A $(n,k)$-perfect hashing family is a family of functions $H=\{h_i:[n]\to[k]\}$ such that for every set $S\subset [n], |S|\leq k$, there exists some $h_S \in H$ such that $H_S$ is injective on $S$.
There are known (deterministic) builds of such family of size $O(e^{k+log^2k}log n)$, while there is a $\Omega(e^k \cdot \frac{log n}{\sqrt k})$ lower bound , which is almost tight.
I'm looking at a slight variation of this, and require that for every (ordered) sequence $X=<x_1,x_2,...,x_k>$ such that $\forall i\neq j:x_i\in [n],x_i\neq x_j$, there exists some $h_S$ such that $\forall i\in [k]: h(x_i)=i$.

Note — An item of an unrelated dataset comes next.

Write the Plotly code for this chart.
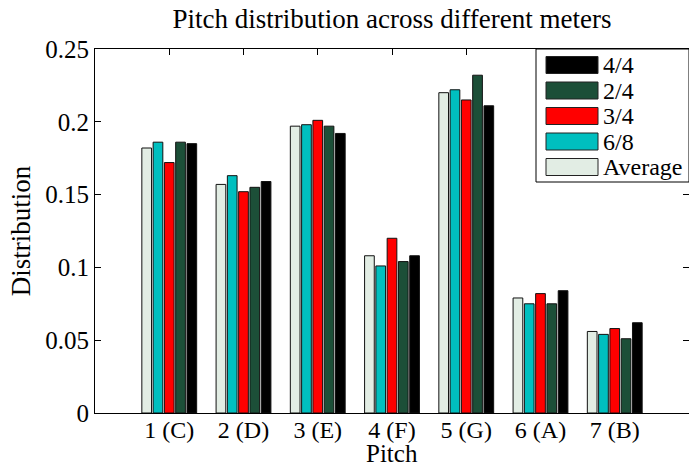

Showing a small (of size $O(k^{k+1} \log n)$) family exists is quite simple:
The probability that such random $h$ satisfies the condition for $X$ is $k^{-k}$, and there are $\frac{n!}{(n-k)!}$ such vectors, so if I pick a random set of $r$ functions the chance that any $X$ was left uncovered is at most (union bound)
$$ (1-k^{-k})^r\frac{n!}{(n-k)!} < (1-k^{-k})^r\cdot n^k < n^ke^{rk^{-k}}$$
Now we can demand that the probability will be strictly smaller than 1 (which means that family of size $r$ exists), we get: $$r > k^{k+1}\text{log}n$$
What is the smallest ordered perfect hashing family we can build deterministically?